In 1936, Edwin H. Land, co-founder of Polaroid, invented polarised lenses and polarised sunglasses first became available. These had a special filter on the lenses that would block out the light reflected from other surfaces, such as snow. Additionally, in 1937 Ray Ban, a brand founded by eye health company Bausch and Lomb, released aviator sunglasses. These used polarised lenses that were popular amongst World War II pilots in the US for blocking the glare from the sun. Soon after this they went on sale to the public, and sunglasses with UV protection have since become the standard in the fashion industry.
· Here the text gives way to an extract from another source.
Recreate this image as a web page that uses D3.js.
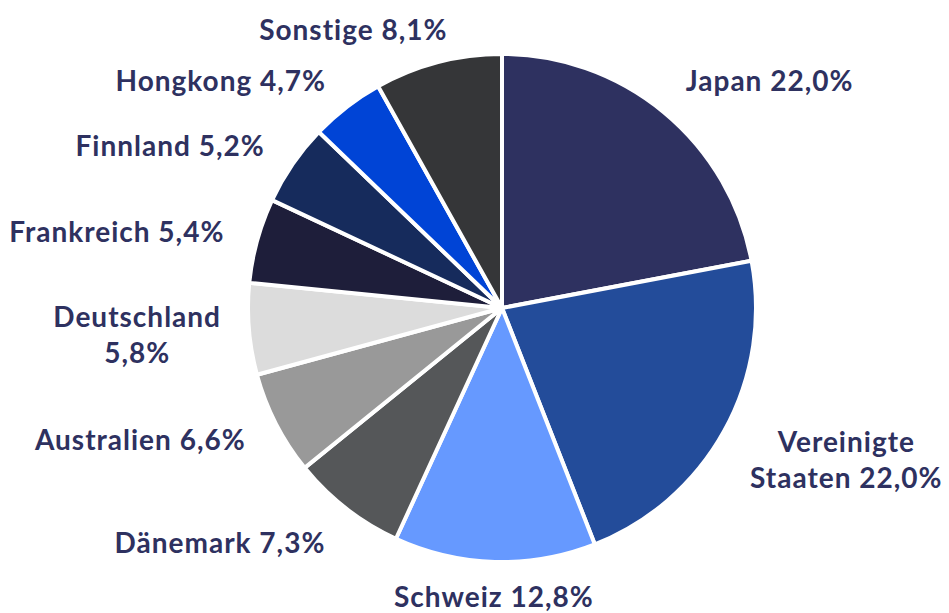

Nowadays, sunglasses are heavily present in popular culture and mainstream fashion. Certain styles have become synonymous with celebrities, such as John Lennon’s round pair or Elton John’s flamboyant, bedazzled sunglasses. Similarly, various types of sunglasses have increased in popularity after being featured in films. For example, sales of Ray Ban aviators supposedly increased by around forty percent after the release of Top Gun in 1986. Men In Black reportedly tripled sales of the Ray Ban ‘Predator 2’ sunglasses in 1997, and tiny lensed glasses also came back into fashion following the popularity of The Matrix in 1999. Many retro styles are making a comeback, such as cat-eye sunglasses that were trendy in the 1950s and 60s after being worn by film stars like Audrey Hepburn.
Although many early ‘sunglasses’ were designed for specific functions instead of fashion, the same can still be said for sunglasses today. Although they are often seen as being more of a fashion accessory, sunglasses are primarily worn to protect the wearer’s eyes from the sun. There are also many rules and regulations around the sale of sunglasses, such as the requirement of the CE mark, which are in place to ensure they meet safety standards. Sunglasses that are purely intended for fashion and offer no UV protection are still available, but people are often advised against wearing these.